If you hated Red Mars, you’ll hate the other books even more. The only reason to read Green Mars is for the part where the space elevator gets blown up. I can’t think of any reason to read Blue Mars. I only read the whole trilogy because I was on a business trip and didn’t have anything else to read.
ETA: I didn’t like The Years of Rice and Salt, either.
I could only barely get through Red Mars, and a few pages into Green Mars I just gave it up and reread a Peter Straub book. My wife loves the Mars trilogy, though.
Funny thing is I’m quite fond of The Years of Rice and Salt, and I tolerated Antarctica. I just found the Mars books ponderous.
They’re strange books in some respects - KSR is an exceptional writer (particularly short stories) and the Mars trilogy should have been his Magnum Opus, but they just don’t work in the manner he intended. The human side of the books is a mess - dull, unbelievable characters. V disappointing from a writer of his calibre.
I liked the technical, science-orientated terraforming stuff, but I’ve read so little hard SF that I wouldn’t be a very good critic of this part of the books. Red Mars was the best by far I thought, Green Mars was very weak.
If KSR’s long books are not your cup of tea, try Escape from Kathmandu. It’s a collection of short stories set in Nepal. Each story is short, the whole collection is short, and it’s a lot of fun. Each story plays with a central Asian myth in an amusing way. KSR is a mountaineer by avocation. I think it brings a lot to his fiction, particularly in this collection.[sup]1[/sup]
A friend of mine who had been to Kathmandu saw me reading the book, and said “Kathmandu is not a place I’d want to escape from.” I said, “It is if you’re a Yeti!”
[sup]1[/sup]I like that he wrote about the scenery of Mars like a geologist, and not like all the previous physicist/EE/etc. writers did.
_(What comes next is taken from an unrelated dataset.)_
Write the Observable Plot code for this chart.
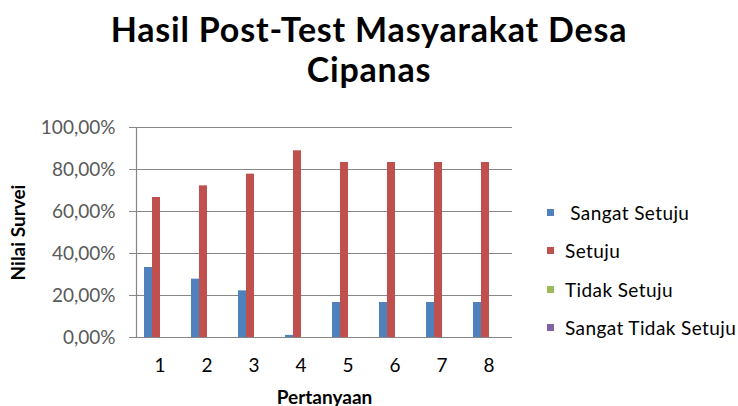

I appear to be outnumbered in this thread, since I like KSR, but de gustibus non est disputandum.
Well, I’ll just step in to counter all this crap-piling that KSR’s Mars Trilogy is one of my favorite sets of Sci-Fi novels. But I agree that if you don’t like Red Mars, you won’t like the rest. For me, they were all great reading.
De gustibus non est disputandum, I guess.
Edit: my favorite novel by KSR however is Icehenge.
IMHO, no. The interpersonal stuff just blathers on and on, with no real logic behind much of it, and some of the nonsensical views get harped on so much that I think KSR must believe it.
It’s not so much that they get harped on, it’s the fact that everyone who agrees with those rules is handsome, smart, clever, and morally superior while those who disagree are ugly, disagreeable, holocaust-denying, baby rapists. And the wonderfully perfect geniuses stop all the time in the story to tell the reader how much better they are than those wicked late-twentieth century people who dared to have things like industry, money, and freedom of association. Since Robinson never actually explores the consequences of the ludicrous politics and economics he puts in the novel (people just announce that they’re implementing these policies, they never have any impact on society or behavior) you can’t take it as anything other than a personal screed.
Semi-Hijack: there is a great short story, which I linked to before, titled Climbing on Mars by a mountaineer who did several overwinters in Antarctica, with some great perspective on the mindset of the explorers on the first Mars mission and no unnecessary baggage.
Bah, I should have walked the 3 yards to my Robinson shelf, or actually, just thought for a moment!
I found the Capitol series picked up as it went on; the first one was short and not that great, but 2 was good and I was really looking forward to 3, which was excellent. I almost started the first one again immediately I finished the set because I was sure I’d pick up more the second time through…
I have pretty much all his books; favourites include Escape from Kathmandu, Icehenge as mentioned above. But what I really like are his short stories. Some wonderful stuff. Muir on Shasta, Rainbow Bridge, A History of the 20th C…, Making History.
I do find his Mars set a bit of a slog athough I quite liked the novella Green Mars (which isn’t part of the trilogy) about climbing Mons Olympus.
Nah. As Tuckerfan said, it isn’t even good interpersonal wrangling and politics.
For example, at the beginning, we find out that Maya is really hot, and a total drama queen. Frank and John both have the hots for her. Fast forward 400 pages and a couple of decades–Maya is still really hot and a total drama queen, and Frank and John still have the hots for her. Many valuable pages have been spent describing this phenomenon. In extreme repetitive detail. Redunant detail that repeats and reiterates itself over and over. Furthermore, it is just the same thing again and again. In other words, Robinson makes the same point multiple times in multiple ways. Repeatedly. And just when you think you don’t have to hear anything more about it, he says it again! Guy could have used an editor.
This is exactly where I quit. Red Mars was ok I guess but completely forgettable. I tried to give Green Mars a chance but it was just more of the same. I lost interest in the story and characters quickly.